Active Learning in Phase Diagrams and Integration: Bayesian committee methods solve rare phase detection and high-dimensional integration with dramatic sampling efficiency gains relative to uniform sampling (Chen et al., 2020).
Spin-Polarized Systems: Random spin committee DFT for accurate ground states of sulfur molecules and smooth, transferable ML force fields (Cărare et al., 21 Oct 2024).

Performance benchmarks demonstrate that error estimates from the committee mechanism closely track true prediction error in force and energy. Bayesian and kernel-based committee machines match or exceed the accuracy of monolithic models, particularly in low-data or chemically diverse settings, while maintaining computational feasibility.

7. Challenges, Limitations, and Outlook

Notwithstanding their flexibility and efficacy, committee neural network potentials entail several challenges:

Computational Overhead: Ensemble averaging requires maintaining multiple model instantiations, but shared representation approaches (e.g., multi-heads) and expert data partitioning in kernel models mitigate this cost (Beck et al., 13 Aug 2025, Willow et al., 9 Feb 2024).
Model Diversity: Diversity among committee predictions is desirable for robust uncertainty estimation; in NN settings, diversity is usually induced by random initialization or data bootstrapping. In kernel models, domain partitioning ensures functional specialization.
Transferability and Extrapolation: While committee uncertainty often flags extrapolation, the models inherently interpolate best within training set hulls. Committee disagreement typically signals (but does not resolve) out-of-domain prediction risk (Käser et al., 2022).
Physical Interpretability: Ensemble models, like other DNN-based approaches, remain largely "black box." Explaining the source of model uncertainty or mapping predictions to physical mechanisms is an open problem.
Efficient Data Generation: For systems with vast parameter spaces or rare events, even QbC-driven data selection can remain computationally intensive if reference calculations are expensive.

Continued research focuses on integrating committee potential frameworks with FAIR data protocols, improving uncertainty interpretability, extending to more flexible data-driven partition schemes, exploiting hybrid quantum–classical architectures, and scaling up for universal, chemically diverse force fields.

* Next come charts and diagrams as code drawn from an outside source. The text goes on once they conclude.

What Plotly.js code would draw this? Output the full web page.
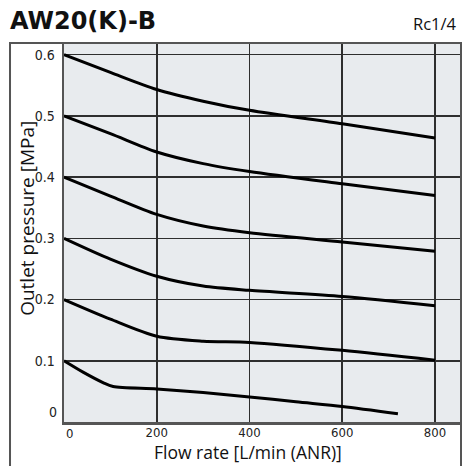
<!DOCTYPE html>
<html><head><meta charset="utf-8">
<script src="https://cdn.plot.ly/plotly-3.0.1.min.js"></script>
<style>html,body{margin:0;padding:0;background:#fff}#chart{width:463px;height:466px}</style>
</head><body><div id="chart"></div>
<script>
// Flow rate [L/min (ANR)] and outlet pressure [MPa] for each set pressure
const flow06 = [0, 100, 200, 300, 400, 600, 800];
const p06    = [0.600, 0.571, 0.543, 0.524, 0.509, 0.487, 0.464];
const flow05 = [0, 100, 200, 300, 400, 600, 800];
const p05    = [0.500, 0.471, 0.441, 0.422, 0.409, 0.389, 0.370];
const flow04 = [0, 100, 200, 300, 400, 600, 800];
const p04    = [0.400, 0.369, 0.339, 0.320, 0.309, 0.294, 0.279];
const flow03 = [0, 100, 200, 300, 400, 600, 800];
const p03    = [0.300, 0.266, 0.238, 0.222, 0.215, 0.205, 0.190];
const flow02 = [0, 100, 200, 300, 400, 600, 800];
const p02    = [0.200, 0.168, 0.140, 0.132, 0.130, 0.117, 0.101];
const flow01 = [0, 42, 85, 106, 200, 300, 400, 500, 600, 720];
const p01    = [0.100, 0.081, 0.064, 0.058, 0.054, 0.048, 0.041, 0.033, 0.0255, 0.0136];

const xTicks = [0, 200, 400, 600, 800];
const xTickText = ['', '200', '400', '600', '800'];
const yTicks = [0, 0.1, 0.2, 0.3, 0.4, 0.5, 0.6];
const yTickText = ['', '0.1', '0.2', '0.3', '0.4', '0.5', '0.6'];

const series = [[flow06,p06],[flow05,p05],[flow04,p04],[flow03,p03],[flow02,p02],[flow01,p01]];
const traces = series.map(([x,y]) => ({
  x: x, y: y, type: 'scatter', mode: 'lines',
  line: {color: '#000', width: 3, shape: 'spline', smoothing: 0.8},
  hoverinfo: 'skip', showlegend: false
}));

const tickFont = {family: 'Liberation Sans Narrow, DejaVu Sans Condensed, sans-serif', size: 14, color: '#222'};
const xTickFont = {family: 'Liberation Sans Narrow, DejaVu Sans Condensed, sans-serif', size: 13, color: '#222'};
const layout = {
  width: 463, height: 466,
  margin: {l: 64, r: 2, t: 43, b: 44},
  paper_bgcolor: '#fff', plot_bgcolor: '#e8ebee',
  xaxis: {range: [0, 856], tickvals: xTicks, ticktext: xTickText,
    showgrid: true, gridcolor: '#2e2e2e', gridwidth: 1.6, zeroline: false,
    showline: true, linecolor: '#555', linewidth: 2.5, ticks: '', tickfont: xTickFont,
    ticklabelstandoff: -3, fixedrange: true},
  yaxis: {range: [0, 0.619], tickvals: yTicks, ticktext: yTickText,
    showgrid: true, gridcolor: '#2e2e2e', gridwidth: 1.6, zeroline: false,
    showline: true, linecolor: '#555', linewidth: 2.5, ticks: '', tickfont: tickFont,
    ticklabelstandoff: 4, fixedrange: true},
  shapes: [
    {type: 'rect', xref: 'paper', yref: 'paper', x0: -0.136, x1: 1.0, y0: -0.2, y1: 1.0,
     line: {color: '#555', width: 2}, fillcolor: 'rgba(0,0,0,0)', layer: 'above'}
  ],
  annotations: [
    {text: '<b>AW20(K)-B</b>', xref: 'paper', yref: 'paper', x: -0.14, y: 1.0, yshift: 6,
     xanchor: 'left', yanchor: 'bottom', showarrow: false,
     font: {family: 'DejaVu Sans, sans-serif', size: 24, color: '#111'}},
    {text: 'Rc1/4', xref: 'paper', yref: 'paper', x: 0.995, y: 1.0, yshift: 6,
     xanchor: 'right', yanchor: 'bottom', showarrow: false,
     font: {family: 'Open Sans, sans-serif', size: 16.5, color: '#111'}},
    {text: 'Flow rate [L/min (ANR)]', xref: 'paper', yref: 'paper', x: 0.464, y: 0, yshift: -44,
     xanchor: 'center', yanchor: 'bottom', showarrow: false,
     font: {family: 'Open Sans, sans-serif', size: 17.5, color: '#111'}},
    {text: 'Outlet pressure [MPa]', xref: 'paper', yref: 'paper', x: 0, xshift: -37, y: 0.536,
     xanchor: 'center', yanchor: 'middle', textangle: -90, showarrow: false,
     font: {family: 'Open Sans, sans-serif', size: 19, color: '#111'}},
    {text: '0', xref: 'x', yref: 'y', x: 0, y: 0, xanchor: 'center', yanchor: 'middle',
     xshift: 5, yshift: -11, showarrow: false, font: xTickFont},
    {text: '0', xref: 'x', yref: 'y', x: 0, y: 0, xanchor: 'right', yanchor: 'middle',
     xshift: -5, yshift: 10, showarrow: false, font: tickFont}
  ]
};
Plotly.newPlot('chart', traces, layout, {displayModeBar: false, staticPlot: true});
</script></body></html>
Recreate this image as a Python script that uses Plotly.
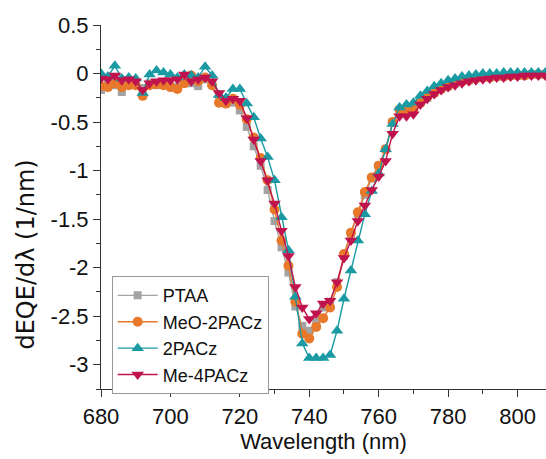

Summary Table: Key Committee Neural Network Potential Approaches

Reference	Committee Mechanism	Domain
(Schran et al., 2020)	NNP ensemble, same descriptors	Chemistry/MD
(Käser et al., 2022)	Committee, transfer learning	Chemistry
(Carrete et al., 2023)	Multihead/deep ensemble, FLAX	Materials/MD
(Willow et al., 9 Feb 2024)	SGPR BCM, virial kernel	Isobaric MD
(Willow et al., 22 Feb 2024)	Sparse BCM with weighted voting	Hydrocarbons
(Beck et al., 13 Aug 2025)	Multi-head committees, MACE	Foundation models
(Cărare et al., 21 Oct 2024)	Random spin committee DFT	Spin systems

This structurally integrated family of committee neural network potentials underpins contemporary research in robust, uncertainty-aware, and data-efficient atomistic simulations across chemistry, materials science, condensed matter, and statistical physics.